*Instructions for the task*. Each line of the material below that holds the word "with" needs to be copied.

++++++++++

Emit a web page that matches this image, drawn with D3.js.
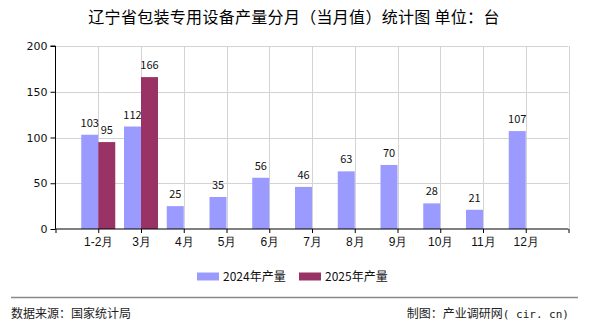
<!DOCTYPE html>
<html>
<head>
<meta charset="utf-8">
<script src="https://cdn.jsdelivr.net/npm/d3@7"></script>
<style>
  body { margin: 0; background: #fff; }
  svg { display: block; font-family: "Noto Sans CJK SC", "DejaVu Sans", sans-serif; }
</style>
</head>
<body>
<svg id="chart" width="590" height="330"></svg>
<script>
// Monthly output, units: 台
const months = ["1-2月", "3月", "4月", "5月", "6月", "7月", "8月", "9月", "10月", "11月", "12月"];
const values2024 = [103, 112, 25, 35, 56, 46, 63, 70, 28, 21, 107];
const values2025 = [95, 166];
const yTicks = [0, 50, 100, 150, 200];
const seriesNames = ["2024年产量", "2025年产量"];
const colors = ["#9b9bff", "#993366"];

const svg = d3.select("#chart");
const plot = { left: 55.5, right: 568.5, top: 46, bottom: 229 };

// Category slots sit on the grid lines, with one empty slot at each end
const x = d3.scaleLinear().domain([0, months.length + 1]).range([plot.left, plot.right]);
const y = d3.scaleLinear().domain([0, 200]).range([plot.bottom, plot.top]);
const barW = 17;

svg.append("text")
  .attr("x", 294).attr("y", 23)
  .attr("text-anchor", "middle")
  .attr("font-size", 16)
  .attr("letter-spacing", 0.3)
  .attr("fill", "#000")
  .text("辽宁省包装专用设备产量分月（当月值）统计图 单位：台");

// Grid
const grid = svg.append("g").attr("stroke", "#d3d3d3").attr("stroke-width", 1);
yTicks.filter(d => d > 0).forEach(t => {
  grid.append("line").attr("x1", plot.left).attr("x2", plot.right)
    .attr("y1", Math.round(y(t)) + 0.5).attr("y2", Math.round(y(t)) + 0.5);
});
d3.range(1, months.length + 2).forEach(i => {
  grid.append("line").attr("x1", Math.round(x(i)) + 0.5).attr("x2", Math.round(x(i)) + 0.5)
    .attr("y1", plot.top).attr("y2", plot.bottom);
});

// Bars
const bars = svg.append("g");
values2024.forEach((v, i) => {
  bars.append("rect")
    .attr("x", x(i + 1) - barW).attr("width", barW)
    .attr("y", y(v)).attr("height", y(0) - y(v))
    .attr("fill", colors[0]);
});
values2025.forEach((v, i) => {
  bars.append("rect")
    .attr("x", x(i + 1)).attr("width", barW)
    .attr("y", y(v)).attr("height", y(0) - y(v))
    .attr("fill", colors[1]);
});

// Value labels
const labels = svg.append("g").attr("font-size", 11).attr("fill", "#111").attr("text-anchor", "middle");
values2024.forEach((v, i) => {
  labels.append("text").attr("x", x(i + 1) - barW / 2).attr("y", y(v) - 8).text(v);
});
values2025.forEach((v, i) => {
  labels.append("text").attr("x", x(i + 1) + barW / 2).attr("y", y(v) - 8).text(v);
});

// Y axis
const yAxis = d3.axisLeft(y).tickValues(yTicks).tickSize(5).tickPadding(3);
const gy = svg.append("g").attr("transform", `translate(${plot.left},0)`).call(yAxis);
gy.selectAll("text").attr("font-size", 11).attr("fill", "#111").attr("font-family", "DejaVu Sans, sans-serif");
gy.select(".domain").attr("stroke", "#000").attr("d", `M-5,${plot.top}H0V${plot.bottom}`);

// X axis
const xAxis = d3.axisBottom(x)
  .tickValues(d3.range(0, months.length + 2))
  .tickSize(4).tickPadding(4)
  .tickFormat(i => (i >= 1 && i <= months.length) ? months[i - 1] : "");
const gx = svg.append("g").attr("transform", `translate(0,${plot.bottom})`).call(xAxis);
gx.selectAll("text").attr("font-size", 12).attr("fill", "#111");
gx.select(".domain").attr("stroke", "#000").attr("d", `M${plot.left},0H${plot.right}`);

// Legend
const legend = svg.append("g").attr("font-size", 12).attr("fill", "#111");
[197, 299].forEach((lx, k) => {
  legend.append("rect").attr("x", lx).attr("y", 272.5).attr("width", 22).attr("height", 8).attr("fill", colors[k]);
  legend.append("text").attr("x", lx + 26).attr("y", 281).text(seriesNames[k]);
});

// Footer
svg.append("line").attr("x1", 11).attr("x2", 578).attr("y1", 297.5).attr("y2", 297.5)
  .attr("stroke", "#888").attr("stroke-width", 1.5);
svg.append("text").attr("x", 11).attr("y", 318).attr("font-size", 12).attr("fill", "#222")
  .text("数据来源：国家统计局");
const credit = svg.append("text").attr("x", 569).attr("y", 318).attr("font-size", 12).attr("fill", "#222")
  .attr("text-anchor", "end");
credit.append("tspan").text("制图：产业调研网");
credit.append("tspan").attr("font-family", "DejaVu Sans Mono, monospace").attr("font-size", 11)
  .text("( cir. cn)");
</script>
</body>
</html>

++++++++++

*Answer for the task*.
Emit a web page that matches this image, drawn with D3.js.
// Category slots sit on the grid lines, with one empty slot at each end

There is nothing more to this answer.